The Independent attacks the "moralising hypocrisy" of the super rich, but the Economist says the corporate elite are not as powerful as we think they are. And as the Keystone XL pipeline deal from Canada to the Gulf of Mexico is dropped, the papers wonder if Barack Obama is standing up to Big Oil, or simply putting a controversial plan on hold until the electoral winds blow over.
The Independent says the British public has had enough of corporate greed and bankers blessed with bloated bonuses. But one of its bloggers goes further to attack the super rich for their "moralising hypocrisy." His chief culprit? Bono of U2. They are among the wealthy, he says, who give to charity with one hand and set their companies up in tax havens with the other, depriving governments of the resources they say are crucial to reducing poverty.

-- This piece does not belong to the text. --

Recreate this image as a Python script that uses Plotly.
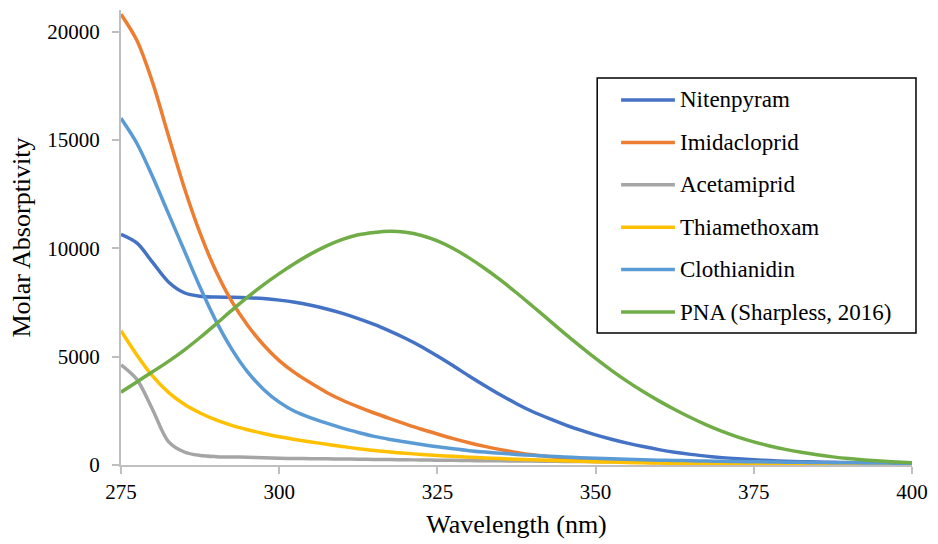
import plotly.graph_objects as go

# Wavelength grid (nm), 2.5 nm steps, shared by all spectra
wavelength = [275 + 2.5 * i for i in range(51)]

nitenpyram = [10650, 10250, 9350, 8450, 7950, 7790, 7750, 7740, 7720, 7680,
              7610, 7510, 7370, 7200, 7000, 6760, 6490, 6180, 5840, 5460,
              5030, 4580, 4110, 3660, 3230, 2830, 2470, 2160, 1880, 1620,
              1390, 1190, 1010, 850, 710, 590, 490, 410, 340, 285,
              240, 205, 177, 154, 136, 122, 110, 100, 92, 85, 80]

imidacloprid = [20800, 19600, 17650, 15200, 12800, 10700, 8950, 7550, 6450, 5550,
                4820, 4250, 3780, 3350, 2990, 2680, 2400, 2140, 1890, 1650,
                1430, 1220, 1030, 860, 710, 580, 470, 390, 320, 265,
                220, 180, 150, 128, 110, 95, 82, 71, 62, 55,
                49, 44, 40, 36, 32, 29, 26, 23, 20, 17, 15]

acetamiprid = [4620, 3950, 2550, 1080, 600, 440, 385, 370, 358, 335,
               312, 300, 291, 284, 277, 269, 259, 250, 241, 232,
               224, 215, 206, 198, 191, 185, 179, 172, 166, 160,
               155, 150, 145, 140, 135, 130, 125, 120, 115, 110,
               105, 100, 95, 90, 85, 80, 75, 70, 65, 60, 55]

thiamethoxam = [6200, 5080, 4100, 3350, 2800, 2400, 2080, 1830, 1630, 1455,
                1300, 1180, 1065, 955, 850, 755, 670, 600, 540, 488,
                442, 400, 362, 327, 295, 266, 240, 215, 193, 172,
                152, 134, 117, 102, 88, 75, 63, 53, 44, 36,
                29, 23, 18, 14, 11, 8, 6, 4, 3, 2, 1]

clothianidin = [16000, 14850, 13300, 11600, 9900, 8200, 6650, 5350, 4300, 3500,
                2900, 2470, 2180, 1930, 1700, 1500, 1320, 1180, 1060, 945,
                840, 745, 660, 595, 540, 490, 445, 405, 370, 340,
                310, 285, 262, 242, 225, 210, 196, 183, 171, 160,
                150, 141, 132, 124, 116, 109, 102, 96, 90, 85, 80]

pna = [3360, 3835, 4305, 4785, 5305, 5885, 6505, 7135, 7745, 8315,
       8835, 9315, 9745, 10115, 10415, 10625, 10735, 10790, 10740, 10590,
       10340, 9990, 9560, 9070, 8530, 7950, 7340, 6720, 6100, 5500,
       4920, 4370, 3860, 3390, 2960, 2560, 2190, 1850, 1550, 1290,
       1070, 880, 720, 585, 470, 375, 295, 230, 180, 135, 100]

series_names = ["Nitenpyram", "Imidacloprid", "Acetamiprid", "Thiamethoxam",
                "Clothianidin", "PNA (Sharpless, 2016)"]
series_values = [nitenpyram, imidacloprid, acetamiprid, thiamethoxam, clothianidin, pna]
series_colors = ["#4472C4", "#ED7D31", "#A5A5A5", "#FFC000", "#5B9BD5", "#70AD47"]

x_ticks = [275, 300, 325, 350, 375, 400]
y_ticks = [0, 5000, 10000, 15000, 20000]

FONT = "Liberation Serif, Times New Roman, serif"
W, H = 938, 544
ML, MR, MT, MB = 121, 23, 10, 79

fig = go.Figure()
for name, vals, col in zip(series_names, series_values, series_colors):
    fig.add_trace(go.Scatter(
        x=wavelength, y=vals, name=name, mode="lines",
        line=dict(color=col, width=3.5, shape="spline", smoothing=0.9),
        showlegend=False,
    ))

# Boxed legend drawn in paper coordinates (pixel layout converted to fractions)
pw, ph = W - ML - MR, H - MT - MB
def px_x(p):
    return (p - ML) / pw
def px_y(p):
    return (H - MB - p) / ph

shapes = [dict(type="rect", xref="paper", yref="paper",
               x0=px_x(599), x1=px_x(919), y0=px_y(333), y1=px_y(78),
               line=dict(color="black", width=1.5), fillcolor="white", layer="above")]
annotations = []
row0, step = 100, 42.4
for i, (name, col) in enumerate(zip(series_names, series_colors)):
    yy = px_y(row0 + i * step)
    shapes.append(dict(type="line", xref="paper", yref="paper",
                       x0=px_x(623), x1=px_x(677), y0=yy, y1=yy,
                       line=dict(color=col, width=3.5), layer="above"))
    annotations.append(dict(xref="paper", yref="paper", x=px_x(680), y=yy,
                            text=name, showarrow=False, xanchor="left", yanchor="middle",
                            font=dict(family=FONT, size=23, color="black")))

fig.update_layout(
    width=W, height=H,
    margin=dict(l=ML, r=MR, t=MT, b=MB),
    paper_bgcolor="white", plot_bgcolor="white",
    font=dict(family=FONT, color="black"),
    shapes=shapes, annotations=annotations,
    showlegend=False,
)
fig.update_xaxes(
    range=[275, 400], tickvals=x_ticks, ticktext=[str(v) for v in x_ticks],
    showgrid=False, zeroline=False, showline=True, linecolor="#BFBFBF", linewidth=2,
    ticks="outside", ticklen=7, tickcolor="#BFBFBF", tickwidth=1.5,
    tickfont=dict(family=FONT, size=21, color="black"),
    title=dict(text="Wavelength (nm)", font=dict(family=FONT, size=26, color="black"),
               standoff=12),
)
fig.update_yaxes(
    range=[0, 21000], tickvals=y_ticks, ticktext=[str(v) for v in y_ticks],
    showgrid=False, zeroline=False, showline=True, linecolor="#BFBFBF", linewidth=2,
    ticks="outside", ticklen=7, tickcolor="#BFBFBF", tickwidth=1.5,
    ticklabelstandoff=8,
    tickfont=dict(family=FONT, size=21, color="black"),
    title=dict(text="Molar Absorptivity", font=dict(family=FONT, size=26, color="black"),
               standoff=9),
)

fig.write_html("out.html")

But the corporate elite are not what they used to be if you read this week's Economist. Looking at the 2,500 biggest public companies, it says the average job tenure for CEOs has fallen from 8 years in 2000 to just 6 and a half today. And the number of executives who chair their own boards - the equivalent of a schoolboy marking his own exams - fell from 48% in 2002 to less than 12% in 2009. "They are still paid handsomely," continues the Economist, "but it is in part a reaction to rising job insecurity."

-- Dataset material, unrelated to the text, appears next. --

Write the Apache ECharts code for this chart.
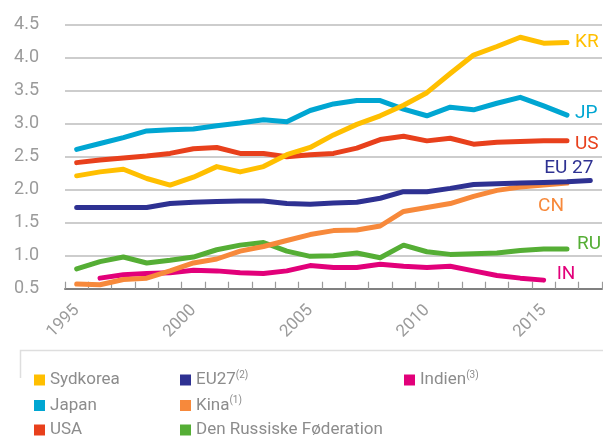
<!DOCTYPE html>
<html>
<head>
<meta charset="utf-8">
<script src="https://cdn.jsdelivr.net/npm/echarts@6/dist/echarts.min.js"></script>
<style>html,body{margin:0;padding:0;background:#fff;}#c{width:603px;height:439px;}</style>
</head>
<body>
<div id="c"></div>
<script>
const years = ['1995','1996','1997','1998','1999','2000','2001','2002','2003','2004','2005','2006','2007','2008','2009','2010','2011','2012','2013','2014','2015','2016','2017'];
const yTicks = [0.5, 1.0, 1.5, 2.0, 2.5, 3.0, 3.5, 4.0, 4.5];
const sydkorea = [2.21,2.27,2.31,2.17,2.07,2.19,2.35,2.27,2.35,2.53,2.64,2.83,2.99,3.12,3.28,3.47,3.76,4.04,4.17,4.31,4.22,4.23,null];
const japan    = [2.61,2.70,2.79,2.89,2.91,2.92,2.97,3.01,3.06,3.03,3.20,3.30,3.35,3.35,3.22,3.12,3.25,3.21,3.31,3.40,3.27,3.13,null];
const usa      = [2.41,2.45,2.48,2.51,2.55,2.62,2.64,2.55,2.55,2.50,2.53,2.55,2.63,2.76,2.81,2.74,2.78,2.69,2.72,2.73,2.74,2.74,null];
const eu27     = [1.73,1.73,1.73,1.73,1.79,1.81,1.82,1.83,1.83,1.79,1.78,1.80,1.81,1.87,1.97,1.97,2.02,2.08,2.09,2.10,2.11,2.12,2.14];
const kina     = [0.57,0.56,0.64,0.66,0.77,0.89,0.95,1.07,1.14,1.23,1.32,1.38,1.39,1.45,1.67,1.73,1.79,1.90,1.99,2.04,2.07,2.10,null];
const rusland  = [0.80,0.91,0.98,0.89,0.93,0.98,1.09,1.16,1.20,1.07,0.99,1.00,1.04,0.97,1.16,1.06,1.02,1.03,1.04,1.08,1.10,1.10,null];
const indien   = [null,0.66,0.71,0.73,0.74,0.78,0.77,0.74,0.73,0.77,0.85,0.82,0.82,0.87,0.84,0.82,0.84,0.77,0.70,0.66,0.63,null,null];

const FONT = 'Roboto, "Liberation Sans", sans-serif';

function lastIdx(arr){ for(let i=arr.length-1;i>=0;i--){ if(arr[i]!==null) return i; } return -1; }

function mk(name, arr, color, tag, pos, align, z){
  const li = lastIdx(arr);
  const data = arr.map((v,i)=> i===li ? {value:v, label:{show:true, formatter:tag, position:pos, align:align, verticalAlign:'middle', color:color, fontSize:19, fontFamily:FONT}} : v);
  return {
    name:name, type:'line', data:data, z:z,
    showSymbol:true, showAllSymbol:true, symbol:'circle', symbolSize:0,
    itemStyle:{color:color},
    lineStyle:{color:color, width:5, cap:'round', join:'round'},
    label:{show:false},
    emphasis:{disabled:true},
    silent:true
  };
}

const legendText = {color:'#8c8c8c', fontSize:17, fontFamily:FONT, lineHeight:20,
  rich:{n:{fontSize:17, color:'#8c8c8c', fontFamily:FONT, lineHeight:20},
        s:{fontSize:10, color:'#8c8c8c', fontFamily:FONT, verticalAlign:'top', lineHeight:12}}};
const legendFmt = function(name){
  const sup = {'EU27':'(2)','Kina':'(1)','Indien':'(3)'};
  return sup[name] ? '{n|'+name+'}{s|'+sup[name]+'}' : '{n|'+name+'}';
};
function lg(left, top, name){
  return {orient:'horizontal', left:left, top:top, padding:0, itemWidth:11, itemHeight:11, icon:'rect',
    selectedMode:false, data:[name], formatter:legendFmt, textStyle:legendText};
}

const chart = echarts.init(document.getElementById('c'), null, {renderer:'canvas'});
chart.setOption({
  animation:false,
  backgroundColor:'#fff',
  grid:{left:65, right:1, top:24.7, bottom:150.3, containLabel:false},
  xAxis:{type:'category', data:years, boundaryGap:true,
    axisLine:{show:true, lineStyle:{color:'#808080', width:2}},
    axisTick:{show:true, interval:0, inside:true, length:7, lineStyle:{color:'#9a9a9a', width:1.2}},
    axisLabel:{interval:4, rotate:45, margin:19, color:'#9b9b9b', fontSize:17, fontFamily:FONT},
    splitLine:{show:false}},
  yAxis:{type:'value', min:yTicks[0], max:yTicks[yTicks.length-1], interval:0.5,
    axisLine:{show:false}, axisTick:{show:false},
    axisLabel:{margin:26, color:'#9b9b9b', fontSize:18, fontFamily:FONT, formatter:v=>v.toFixed(1)},
    splitLine:{show:true, lineStyle:{color:'#bdbdbd', width:1.5}}},
  legend:[
    lg(34,370,'Sydkorea'), lg(34,395.5,'Japan'), lg(34,420,'USA'),
    lg(180,370,'EU27'), lg(180,395.5,'Kina'), lg(180,420,'Den Russiske Føderation'),
    lg(404,370,'Indien')
  ],
  graphic:[{type:'polyline', silent:true, shape:{points:[[20.5,378],[20.5,350.5],[603,350.5]]}, style:{stroke:'#dedede', lineWidth:1.5, fill:null}}],
  series:[
    mk('Den Russiske Føderation', rusland, '#55ae35', 'RU', [10,-5], 'left', 2),
    mk('Indien', indien, '#e2007a', 'IN', [13,-6], 'left', 3),
    mk('Kina', kina, '#f7893b', 'CN', [-3,23], 'right', 4),
    mk('EU27', eu27, '#2e3192', 'EU 27', [3,-12], 'right', 5),
    mk('USA', usa, '#e8401c', 'US', [8,3], 'left', 6),
    mk('Japan', japan, '#00a6d2', 'JP', [8,-2], 'left', 7),
    mk('Sydkorea', sydkorea, '#ffbf00', 'KR', [8,0], 'left', 8)
  ]
});
</script>
</body>
</html>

Keystone XL was due to build an oil pipeline from Canada's oil sands right through the US, but was stopped in its tracks by the White House. The Huffington Post says Barack Obama is standing up to Big Oil, in defence of the environment. But Canada's conservative daily the National Post says the deal is not done, it's delayed. The Post says the US is far too dependent on crude, particularly from safe, secure and friendly nations like Canada, and it reckons the strong environmental stance may play well in advance of an election. The White House has reportedly said the Canadian company can make a new application for a construction permit when it works out details for a new route.